Comment here if you’d like, or email me personally: rozi at baeli dot com or on FB (Rozi Galea).  Find me at events.  I’ll do my best to wear my signature tall boots in either red or white at all events so that I may be easier to locate.

3 thoughts on “Plan for improved fairness in martial activities

  1. Cedric of the Floppy Hat

    A lot of this is more easily taught with a solid basis of training in slow work.

    Fight a fight slowly, and stop after every movement and see what you should do next, and what your opponent can/should do, then plan your next move accordingly.

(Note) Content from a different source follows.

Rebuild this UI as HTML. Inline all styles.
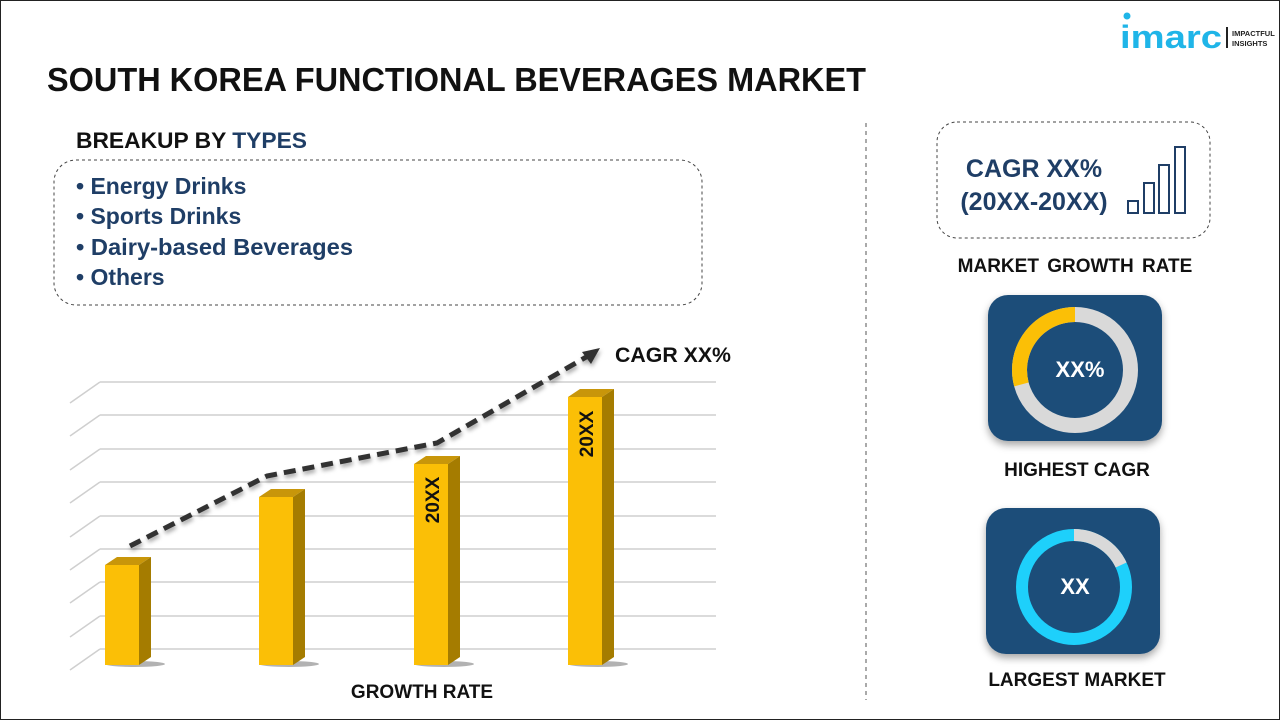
<!DOCTYPE html>
<html><head><meta charset="utf-8"><style>
html,body{margin:0;padding:0;background:#fff}
body{width:1280px;height:720px;overflow:hidden;font-family:"Liberation Sans",Arial,sans-serif}
</style></head><body>
<svg width="1280" height="720" xmlns="http://www.w3.org/2000/svg" font-family="Liberation Sans, Arial, sans-serif">
<defs>
<filter id="sh" x="-20%" y="-20%" width="140%" height="140%"><feDropShadow dx="0" dy="4" stdDeviation="4" flood-opacity="0.35"/></filter>
<filter id="ls" x="-10%" y="-10%" width="120%" height="130%"><feDropShadow dx="1" dy="3" stdDeviation="2" flood-opacity="0.35"/></filter>
</defs>
<rect x="0.5" y="0.5" width="1279" height="719" fill="#fff" stroke="#222" stroke-width="1"/>
<!-- logo -->
<circle cx="1127" cy="16" r="3.5" fill="#1fb5e8"/>
<text x="1120" y="48" font-size="32" font-weight="bold" fill="#1fb5e8" textLength="102" lengthAdjust="spacingAndGlyphs">imarc</text>
<rect x="1226" y="27" width="2" height="21" fill="#222"/>
<text x="1232" y="36" font-size="7.5" font-weight="bold" fill="#222">IMPACTFUL</text>
<text x="1232" y="46" font-size="7.5" font-weight="bold" fill="#222">INSIGHTS</text>
<!-- title -->
<text x="47" y="91" font-size="33" font-weight="bold" fill="#111" textLength="819" lengthAdjust="spacingAndGlyphs">SOUTH KOREA FUNCTIONAL BEVERAGES MARKET</text>
<text x="76" y="148" font-size="22" font-weight="bold" fill="#111" textLength="231" lengthAdjust="spacingAndGlyphs">BREAKUP BY <tspan fill="#1f3e66">TYPES</tspan></text>
<rect x="54" y="160" width="648" height="145" rx="22" fill="none" stroke="#444" stroke-dasharray="3,3"/>
<g font-size="23" font-weight="bold" fill="#1f3e66">
<text x="76" y="194">• Energy Drinks</text>
<text x="76" y="224">• Sports Drinks</text>
<text x="76" y="255" textLength="277" lengthAdjust="spacingAndGlyphs">• Dairy-based Beverages</text>
<text x="76" y="285">• Others</text>
</g>
<!-- divider -->
<line x1="866" y1="123" x2="866" y2="700" stroke="#555" stroke-dasharray="4,4"/>
<!-- grid -->
<g stroke="#cfcfcf" stroke-width="1.5" fill="none">
<path d="M100 382H716M100 382L70 403"/>
<path d="M100 415H716M100 415L70 436"/>
<path d="M100 449H716M100 449L70 470"/>
<path d="M100 482H716M100 482L70 503"/>
<path d="M100 516H716M100 516L70 537"/>
<path d="M100 549H716M100 549L70 570"/>
<path d="M100 582H716M100 582L70 603"/>
<path d="M100 616H716M100 616L70 637"/>
<path d="M100 649H716M100 649L70 670"/>
</g>
<!-- bars -->
<g>
<ellipse cx="135" cy="664" rx="30" ry="3" fill="#000" opacity="0.3"/>
<polygon points="105,565 117,557 151,557 139,565" fill="#c8960a"/>
<polygon points="139,565 151,557 151,657 139,665" fill="#a57c00"/>
<rect x="105" y="565" width="34" height="100" fill="#fbbf06"/>
<ellipse cx="289" cy="664" rx="30" ry="3" fill="#000" opacity="0.3"/>
<polygon points="259,497 271,489 305,489 293,497" fill="#c8960a"/>
<polygon points="293,497 305,489 305,657 293,665" fill="#a57c00"/>
<rect x="259" y="497" width="34" height="168" fill="#fbbf06"/>
<ellipse cx="444" cy="664" rx="30" ry="3" fill="#000" opacity="0.3"/>
<polygon points="414,464 426,456 460,456 448,464" fill="#c8960a"/>
<polygon points="448,464 460,456 460,657 448,665" fill="#a57c00"/>
<rect x="414" y="464" width="34" height="201" fill="#fbbf06"/>
<ellipse cx="598" cy="664" rx="30" ry="3" fill="#000" opacity="0.3"/>
<polygon points="568,397 580,389 614,389 602,397" fill="#c8960a"/>
<polygon points="602,397 614,389 614,657 602,665" fill="#a57c00"/>
<rect x="568" y="397" width="34" height="268" fill="#fbbf06"/>
</g>
<text transform="translate(439,500) rotate(-90)" text-anchor="middle" font-size="19" font-weight="bold" fill="#111">20XX</text>
<text transform="translate(593,434) rotate(-90)" text-anchor="middle" font-size="19" font-weight="bold" fill="#111">20XX</text>
<!-- trend line -->
<g filter="url(#ls)">
<polyline points="130,546 267,476 437,443 588,356" fill="none" stroke="#333" stroke-width="5" stroke-dasharray="12,7"/>
<polygon points="600,348 582,352 591,364" fill="#333"/>
</g>
<text x="615" y="362" font-size="21" font-weight="bold" fill="#111" textLength="116" lengthAdjust="spacingAndGlyphs">CAGR XX%</text>
<text x="422" y="698" text-anchor="middle" font-size="19" font-weight="bold" fill="#111">GROWTH RATE</text>
<!-- right panel -->
<rect x="937" y="122" width="273" height="116" rx="20" fill="none" stroke="#444" stroke-dasharray="3,3"/>
<text x="1034" y="177" text-anchor="middle" font-size="25" font-weight="bold" fill="#1f3e66">CAGR XX%</text>
<text x="1034" y="210" text-anchor="middle" font-size="25" font-weight="bold" fill="#1f3e66">(20XX-20XX)</text>
<g fill="none" stroke="#1f3e66" stroke-width="2">
<rect x="1128" y="201" width="10" height="12"/>
<rect x="1144" y="183" width="10" height="30"/>
<rect x="1159" y="165" width="10" height="48"/>
<rect x="1175" y="147" width="10" height="66"/>
</g>
<text x="1075" y="272" text-anchor="middle" font-size="19" font-weight="bold" fill="#111" word-spacing="3">MARKET GROWTH RATE</text>
<rect x="988" y="295" width="174" height="146" rx="20" fill="#1f4e79" filter="url(#sh)"/>
<circle cx="1075" cy="370" r="55.5" fill="none" stroke="#d9d9d9" stroke-width="15"/>
<path d="M1075 314.5 A55.5 55.5 0 0 0 1021.4 384.4" fill="none" stroke="#fbbf06" stroke-width="15"/>
<text x="1080" y="377" text-anchor="middle" font-size="22" font-weight="bold" fill="#fff">XX%</text>
<text x="1077" y="476" text-anchor="middle" font-size="19" font-weight="bold" fill="#111">HIGHEST CAGR</text>
<rect x="986" y="508" width="174" height="146" rx="20" fill="#1f4e79" filter="url(#sh)"/>
<circle cx="1074" cy="587" r="52" fill="none" stroke="#1ed0fb" stroke-width="12"/>
<path d="M1074 535 A52 52 0 0 1 1121.1 565" fill="none" stroke="#d9d9d9" stroke-width="12"/>
<text x="1075" y="594" text-anchor="middle" font-size="22" font-weight="bold" fill="#fff">XX</text>
<text x="1077" y="686" text-anchor="middle" font-size="19" font-weight="bold" fill="#111">LARGEST MARKET</text>
</svg>
</body></html>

    It’s a method of training more used in the west/antir then here in the east, but I find it to be very instructive in bout analysis.

    Reply
  2. Myq

    I disagree with point 3 for two reasons:
    1. It could easily lead to arguments and unsafe behavior on the list (“What that wasn’t good enough? Take this.”)
    2. I was taught as a fighter, to make sure my blow landed with enough force, that my opponent wouldn’t question it, if they or I do, I tell them not to take the shot.

    I encourage people to discuss the fight afterwards, and talk about why a shot was or wasn’t good.